The method of using the relay is too noisy, time-consuming, limited and inaccurate. Other methods of frequency generation are the use of the ICs and transistors. Here is a simple method using transistors to generate frequency.

One of the simplest ways to generate a frequency with a transistor is to use the flip-flop method.

Flip-flop oscillator

If we connect a multi-meter (in frequency mode and with help of an inductor) to the two pins of the LED in the circuit below, it will show the frequency as the number of times the LED turns on in one second:

When the frequency is high (e.g. 10Hz) the LED seems constantly turned on.

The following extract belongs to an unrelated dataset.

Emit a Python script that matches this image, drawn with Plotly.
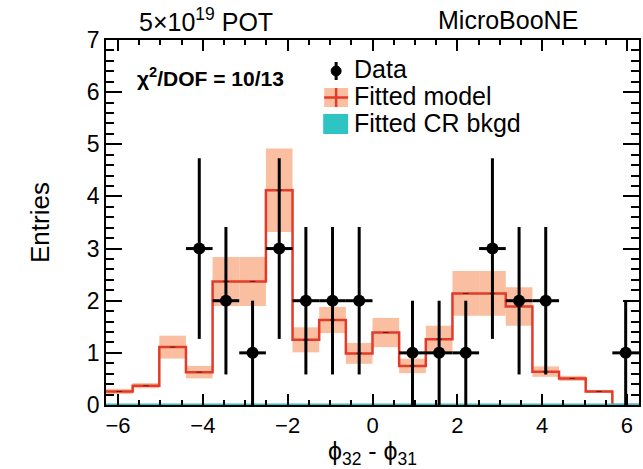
import numpy as np
import plotly.graph_objects as go

# Histogram binning: 20 bins spanning [-2pi, 2pi]
n_bins = 20
x_lo, x_hi = -2 * np.pi, 2 * np.pi

# Observed counts per bin
data_counts = [0, 0, 0, 3, 2, 1, 3, 2, 2, 2, 0, 1, 1, 1, 3, 2, 2, 0, 0, 1]

# Fitted model prediction and its uncertainty per bin
model_vals = [0.26, 0.37, 1.11, 0.63, 2.37, 2.37, 4.12, 1.25, 1.63, 0.99,
              1.39, 0.75, 1.26, 2.14, 2.14, 1.89, 0.64, 0.51, 0.26, 0.0]
model_errs = [0.05, 0.05, 0.22, 0.12, 0.47, 0.47, 0.80, 0.24, 0.25, 0.20,
              0.28, 0.14, 0.26, 0.43, 0.43, 0.37, 0.10, 0.05, 0.03, 0.0]

# Fitted cosmic-ray control-region background per bin
cr_bkgd = [0.0, 0.0, 0.0, 0.0, 0.0, 0.0, 0.0, 0.0, 0.0, 0.0,
           0.0, 0.0, 0.0, 0.0, 0.0, 0.0, 0.0, 0.0, 0.0, 0.0]

x_ticks = [-6, -4, -2, 0, 2, 4, 6]
y_ticks = [0, 1, 2, 3, 4, 5, 6, 7]

edges = np.linspace(x_lo, x_hi, n_bins + 1)
centers = 0.5 * (edges[:-1] + edges[1:])
binw = edges[1] - edges[0]

counts = np.array(data_counts, dtype=float)
mvals = np.array(model_vals)
merrs = np.array(model_errs)

BAND = "#f9bfa0"
RED = "#e33a2a"
CYAN = "#2ec4c4"
FONT = "Liberation Sans, Arial, Helvetica, sans-serif"

W, H = 643, 469
L, R, T, B = 106, 2, 40, 64
PW, PH = W - L - R, H - T - B


def px(x):
    return (x - L) / PW


def py(y):
    return (H - B - y) / PH


fig = go.Figure()

# model uncertainty band
fig.add_trace(go.Bar(
    x=centers, y=2 * merrs, base=mvals - merrs, width=binw,
    marker=dict(color=BAND, line=dict(width=0)),
    showlegend=False, hoverinfo="skip",
))

# model histogram outline
fig.add_trace(go.Scatter(
    x=edges, y=np.append(mvals, mvals[-1]), mode="lines",
    line=dict(color=RED, width=2.5, shape="hv"),
    showlegend=False, hoverinfo="skip",
))

# small central markers of the model histogram
fig.add_trace(go.Scatter(
    x=centers, y=mvals, mode="markers",
    marker=dict(symbol="line-ew", size=4, line=dict(color="#602018", width=1)),
    showlegend=False, hoverinfo="skip",
))

# CR background histogram
cr = np.array(cr_bkgd)
fig.add_trace(go.Scatter(
    x=edges, y=np.append(cr, cr[-1]), mode="lines",
    line=dict(color=CYAN, width=3, shape="hv"),
    showlegend=False, hoverinfo="skip", cliponaxis=False,
))

# data points with Poisson errors (empty bins not drawn)
mask = counts > 0
fig.add_trace(go.Scatter(
    x=centers[mask], y=counts[mask], mode="markers",
    marker=dict(color="black", size=12, symbol="circle"),
    error_y=dict(type="data", array=np.sqrt(counts[mask]), color="black",
                 thickness=3, width=0),
    error_x=dict(type="constant", value=binw / 2, color="black",
                 thickness=3, width=0),
    showlegend=False, hoverinfo="skip",
))

shapes = []
# legend: data
shapes.append(dict(type="line", xref="paper", yref="paper",
                   x0=px(337), x1=px(337), y0=py(62), y1=py(80),
                   line=dict(color="black", width=3)))
shapes.append(dict(type="circle", xref="paper", yref="paper",
                   x0=px(332), x1=px(342), y0=py(66), y1=py(76),
                   fillcolor="black", line=dict(color="black", width=1)))
# legend: fitted model
shapes.append(dict(type="rect", xref="paper", yref="paper",
                   x0=px(325), x1=px(349), y0=py(107), y1=py(88),
                   fillcolor=BAND, line=dict(width=0)))
shapes.append(dict(type="line", xref="paper", yref="paper",
                   x0=px(325), x1=px(349), y0=py(97.5), y1=py(97.5),
                   line=dict(color=RED, width=2.5)))
shapes.append(dict(type="line", xref="paper", yref="paper",
                   x0=px(337), x1=px(337), y0=py(88), y1=py(107),
                   line=dict(color=RED, width=2.5)))
# legend: CR background
shapes.append(dict(type="rect", xref="paper", yref="paper",
                   x0=px(324), x1=px(349), y0=py(134), y1=py(114),
                   fillcolor=CYAN, line=dict(width=0)))

LEG = 25
annotations = [
    dict(text="Data", x=px(353), y=py(69.5), xref="paper", yref="paper",
         xanchor="left", yanchor="middle", showarrow=False,
         font=dict(size=LEG, color="black", family=FONT)),
    dict(text="Fitted model", x=px(353), y=py(96), xref="paper", yref="paper",
         xanchor="left", yanchor="middle", showarrow=False,
         font=dict(size=LEG, color="black", family=FONT)),
    dict(text="Fitted CR bkgd", x=px(353), y=py(122.5), xref="paper", yref="paper",
         xanchor="left", yanchor="middle", showarrow=False,
         font=dict(size=LEG, color="black", family=FONT)),
    dict(text="<b>χ<sup>2</sup>/DOF = 10/13</b>", x=px(135), y=py(77),
         xref="paper", yref="paper", xanchor="left", yanchor="middle",
         showarrow=False, font=dict(size=21, color="black", family=FONT)),
    dict(text="5×10<sup>19</sup> POT", x=px(137), y=py(20),
         xref="paper", yref="paper", xanchor="left", yanchor="middle",
         showarrow=False, font=dict(size=25, color="black", family=FONT)),
    dict(text="MicroBooNE", x=px(437), y=py(20),
         xref="paper", yref="paper", xanchor="left", yanchor="middle",
         showarrow=False, font=dict(size=25, color="black", family=FONT)),
]

fig.update_layout(
    width=W, height=H,
    margin=dict(l=L, r=R, t=T, b=B),
    paper_bgcolor="white", plot_bgcolor="white",
    showlegend=False, barmode="overlay",
    shapes=shapes, annotations=annotations,
    font=dict(family=FONT, color="black"),
)

fig.update_xaxes(
    range=[x_lo, x_hi], tickvals=x_ticks,
    ticks="inside", ticklen=11, tickwidth=1.5, tickcolor="black",
    minor=dict(dtick=0.5, tick0=0, ticks="inside", ticklen=5.5,
               tickwidth=1.5, tickcolor="black", showgrid=False),
    showline=True, linecolor="black", linewidth=1.5, mirror="ticks",
    showgrid=False, zeroline=False, layer="above traces",
    tickfont=dict(size=22, family=FONT, color="black"),
    title=dict(text="ϕ<sub>32</sub> - ϕ<sub>31</sub>",
               font=dict(size=25, family=FONT, color="black"), standoff=7),
)
fig.update_yaxes(
    range=[0, 7], tickvals=y_ticks,
    ticks="inside", ticklen=16, tickwidth=1.5, tickcolor="black",
    minor=dict(dtick=0.2, tick0=0, ticks="inside", ticklen=8,
               tickwidth=1.5, tickcolor="black", showgrid=False),
    showline=True, linecolor="black", linewidth=1.5, mirror="ticks",
    showgrid=False, zeroline=False, layer="above traces",
    tickfont=dict(size=23, family=FONT, color="black"),
    title=dict(text="Entries", font=dict(size=26, family=FONT, color="black"),
               standoff=30),
)

fig.write_html("out.html")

The frequency in this circuit depends on the R2 and R3, the lower these resistors increase the frequency.

In practice, if we use 0.33 uF capacitors and 4.7K resistors for R1 and R4, and 47K for R2 and R3 and C945 transistors, the circuit can produce about 650Hz of frequency.

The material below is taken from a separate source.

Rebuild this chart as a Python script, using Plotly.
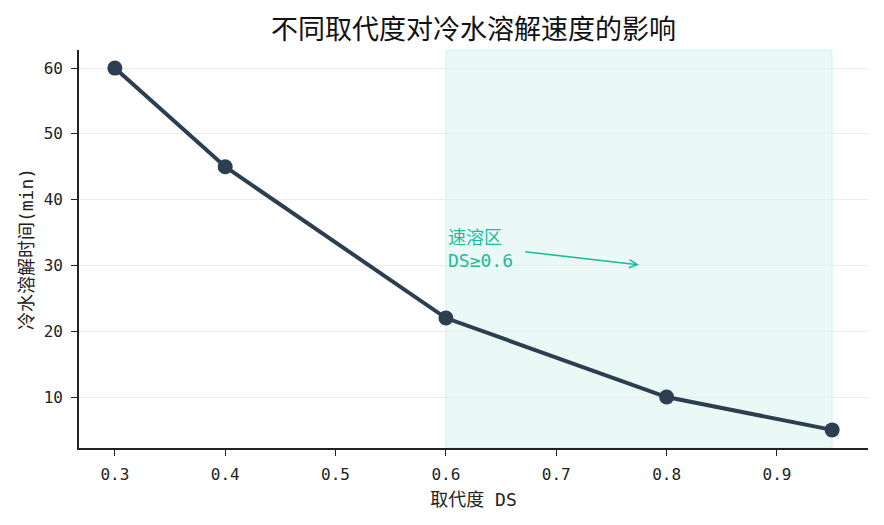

The best way to precisely adjust the frequency is to use an IC, which we will discuss in the following articles.

Transistor circuit examples

Two-LEDs flashing circuit:

Required equipment: two 1KΩ resistors, two 33KΩ resistors, two 56μF capacitors, two BC107 transistors, two LEDs, 12V power supply.

If you make this circuit according to the schematic plan, you will see that one LED turns on and and after about 1 second it turns off and the other LED turns on and it repeats.

Circuit analysis:

The above circuit is made by using flip-flop method. After the current enters to the circuit, an LED turns on and stays on until the capacitor which is connected to the base of the LED’s transistor is enough charged. Then the LED turns off because its transistor’s base doesn’t receive enough bias current.

Therefore the other LED turns on until its capacitor is charging and the other capacitor is discharging. R3 and R4 resistors are used to discharge the charged capacitors.

Reverse gate (Inverter):

The schematic below shows the inverter circuit:

The “Inverter” is another digital logic gate.

If SW1 is closed, LED1 will turn off, otherwise it will be turned on.